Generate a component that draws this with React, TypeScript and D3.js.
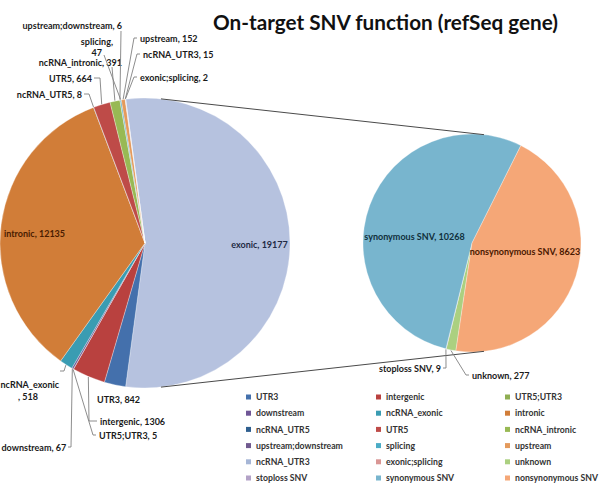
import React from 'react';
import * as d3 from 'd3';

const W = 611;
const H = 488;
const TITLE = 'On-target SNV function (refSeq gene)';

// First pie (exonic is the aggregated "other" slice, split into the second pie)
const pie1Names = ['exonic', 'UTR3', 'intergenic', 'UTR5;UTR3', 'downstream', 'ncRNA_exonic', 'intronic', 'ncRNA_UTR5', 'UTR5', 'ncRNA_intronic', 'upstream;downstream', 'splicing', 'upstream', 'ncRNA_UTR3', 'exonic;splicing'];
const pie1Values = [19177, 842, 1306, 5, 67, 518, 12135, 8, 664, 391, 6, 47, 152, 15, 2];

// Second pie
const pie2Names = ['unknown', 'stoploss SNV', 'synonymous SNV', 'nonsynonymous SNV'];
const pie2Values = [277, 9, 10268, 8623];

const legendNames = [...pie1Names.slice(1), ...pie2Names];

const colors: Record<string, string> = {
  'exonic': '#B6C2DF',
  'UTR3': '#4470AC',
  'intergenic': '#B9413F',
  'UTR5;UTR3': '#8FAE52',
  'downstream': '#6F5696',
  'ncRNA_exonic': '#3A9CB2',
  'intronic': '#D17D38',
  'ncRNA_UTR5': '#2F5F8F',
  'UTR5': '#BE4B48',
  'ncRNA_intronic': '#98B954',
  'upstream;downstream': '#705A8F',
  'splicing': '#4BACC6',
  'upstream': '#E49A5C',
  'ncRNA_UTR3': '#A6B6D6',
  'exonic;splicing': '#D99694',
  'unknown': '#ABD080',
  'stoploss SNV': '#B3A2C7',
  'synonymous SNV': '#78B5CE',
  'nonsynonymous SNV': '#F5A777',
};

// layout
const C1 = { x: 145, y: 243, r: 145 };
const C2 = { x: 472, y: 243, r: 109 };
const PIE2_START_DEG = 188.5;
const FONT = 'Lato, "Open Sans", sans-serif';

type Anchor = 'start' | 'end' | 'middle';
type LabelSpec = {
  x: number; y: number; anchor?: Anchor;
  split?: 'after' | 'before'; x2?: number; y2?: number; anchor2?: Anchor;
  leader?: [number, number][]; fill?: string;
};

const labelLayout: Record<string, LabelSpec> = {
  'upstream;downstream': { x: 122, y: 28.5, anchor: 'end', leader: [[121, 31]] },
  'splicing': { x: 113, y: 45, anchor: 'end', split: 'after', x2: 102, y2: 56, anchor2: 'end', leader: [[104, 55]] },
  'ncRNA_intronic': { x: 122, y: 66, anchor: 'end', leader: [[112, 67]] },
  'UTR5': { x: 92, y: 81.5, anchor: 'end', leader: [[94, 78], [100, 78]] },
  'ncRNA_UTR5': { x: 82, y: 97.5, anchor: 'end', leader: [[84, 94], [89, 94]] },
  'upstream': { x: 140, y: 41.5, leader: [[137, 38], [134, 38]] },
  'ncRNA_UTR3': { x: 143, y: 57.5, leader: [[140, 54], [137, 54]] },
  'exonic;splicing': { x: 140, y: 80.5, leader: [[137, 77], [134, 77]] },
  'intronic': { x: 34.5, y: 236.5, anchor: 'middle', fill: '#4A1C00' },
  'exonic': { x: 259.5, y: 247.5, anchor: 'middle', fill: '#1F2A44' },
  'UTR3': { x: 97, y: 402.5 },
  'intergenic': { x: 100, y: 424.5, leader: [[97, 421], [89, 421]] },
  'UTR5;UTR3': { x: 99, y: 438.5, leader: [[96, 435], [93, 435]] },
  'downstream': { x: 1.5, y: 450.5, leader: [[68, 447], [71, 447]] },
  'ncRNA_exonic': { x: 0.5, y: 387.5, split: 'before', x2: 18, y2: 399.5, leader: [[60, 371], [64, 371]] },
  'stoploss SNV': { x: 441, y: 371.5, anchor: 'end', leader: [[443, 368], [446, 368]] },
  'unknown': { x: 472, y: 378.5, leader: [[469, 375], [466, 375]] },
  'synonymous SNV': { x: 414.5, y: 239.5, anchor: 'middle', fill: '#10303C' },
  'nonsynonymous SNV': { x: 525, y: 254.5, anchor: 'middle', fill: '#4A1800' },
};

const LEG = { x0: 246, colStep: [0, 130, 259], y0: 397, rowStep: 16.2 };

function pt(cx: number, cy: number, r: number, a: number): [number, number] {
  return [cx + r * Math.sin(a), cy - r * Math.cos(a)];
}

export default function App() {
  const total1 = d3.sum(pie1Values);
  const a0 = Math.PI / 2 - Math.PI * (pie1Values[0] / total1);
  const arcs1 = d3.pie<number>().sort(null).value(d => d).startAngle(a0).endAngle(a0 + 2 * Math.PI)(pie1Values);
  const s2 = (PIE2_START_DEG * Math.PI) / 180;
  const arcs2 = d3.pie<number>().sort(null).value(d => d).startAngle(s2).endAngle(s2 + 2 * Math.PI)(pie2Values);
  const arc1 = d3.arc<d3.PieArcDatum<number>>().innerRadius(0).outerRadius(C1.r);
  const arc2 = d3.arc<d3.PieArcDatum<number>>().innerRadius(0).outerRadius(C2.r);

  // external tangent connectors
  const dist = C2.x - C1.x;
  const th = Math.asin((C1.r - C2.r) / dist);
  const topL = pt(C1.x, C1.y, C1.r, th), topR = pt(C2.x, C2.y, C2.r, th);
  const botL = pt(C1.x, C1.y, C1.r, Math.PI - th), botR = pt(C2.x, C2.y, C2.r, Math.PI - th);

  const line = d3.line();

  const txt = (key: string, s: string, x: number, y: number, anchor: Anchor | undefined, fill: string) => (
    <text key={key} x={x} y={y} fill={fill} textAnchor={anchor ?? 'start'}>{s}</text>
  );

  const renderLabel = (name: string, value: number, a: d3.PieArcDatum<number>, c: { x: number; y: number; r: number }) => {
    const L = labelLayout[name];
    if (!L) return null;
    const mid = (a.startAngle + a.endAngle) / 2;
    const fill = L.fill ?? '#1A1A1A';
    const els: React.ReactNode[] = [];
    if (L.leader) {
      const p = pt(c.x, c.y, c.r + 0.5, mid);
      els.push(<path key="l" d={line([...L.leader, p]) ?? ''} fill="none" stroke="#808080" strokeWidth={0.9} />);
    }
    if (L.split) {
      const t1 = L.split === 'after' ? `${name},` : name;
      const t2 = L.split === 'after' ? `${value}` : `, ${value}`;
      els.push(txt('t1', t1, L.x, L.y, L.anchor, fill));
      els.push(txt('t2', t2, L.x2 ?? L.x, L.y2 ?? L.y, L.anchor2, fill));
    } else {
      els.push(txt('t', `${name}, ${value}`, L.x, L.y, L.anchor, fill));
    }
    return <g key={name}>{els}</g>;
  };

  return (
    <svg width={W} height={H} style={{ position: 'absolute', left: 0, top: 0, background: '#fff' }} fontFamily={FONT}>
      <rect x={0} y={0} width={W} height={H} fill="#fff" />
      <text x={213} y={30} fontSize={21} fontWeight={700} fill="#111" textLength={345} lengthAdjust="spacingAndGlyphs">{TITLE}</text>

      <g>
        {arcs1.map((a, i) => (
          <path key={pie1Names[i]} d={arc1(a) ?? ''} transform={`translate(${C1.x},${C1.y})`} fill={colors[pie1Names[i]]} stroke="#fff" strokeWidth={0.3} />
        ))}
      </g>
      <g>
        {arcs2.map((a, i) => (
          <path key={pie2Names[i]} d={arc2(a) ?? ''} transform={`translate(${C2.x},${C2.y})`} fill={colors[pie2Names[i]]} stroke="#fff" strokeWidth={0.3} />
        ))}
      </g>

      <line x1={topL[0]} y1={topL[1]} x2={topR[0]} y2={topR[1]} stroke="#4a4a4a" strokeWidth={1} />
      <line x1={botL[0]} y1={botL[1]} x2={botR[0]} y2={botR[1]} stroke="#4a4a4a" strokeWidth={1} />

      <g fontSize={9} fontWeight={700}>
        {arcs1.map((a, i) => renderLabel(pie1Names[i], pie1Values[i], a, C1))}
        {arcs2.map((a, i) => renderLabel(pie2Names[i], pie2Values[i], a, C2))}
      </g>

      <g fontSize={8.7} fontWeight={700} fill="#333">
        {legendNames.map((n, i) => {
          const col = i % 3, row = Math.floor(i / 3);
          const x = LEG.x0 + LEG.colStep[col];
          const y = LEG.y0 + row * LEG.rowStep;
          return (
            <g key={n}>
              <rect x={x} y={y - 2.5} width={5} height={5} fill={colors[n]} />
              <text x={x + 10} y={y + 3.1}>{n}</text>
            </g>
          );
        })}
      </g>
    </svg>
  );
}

--------

» **Task**: Return only the lines running from the top of the data to the line that holds "const TITLE = 'On-target". Include both of those lines, but skip the pictures.

» **Answer to the task**:
Generate a component that draws this with React, TypeScript and D3.js.
import React from 'react';
import * as d3 from 'd3';

const W = 611;
const H = 488;
const TITLE = 'On-target SNV function (refSeq gene)';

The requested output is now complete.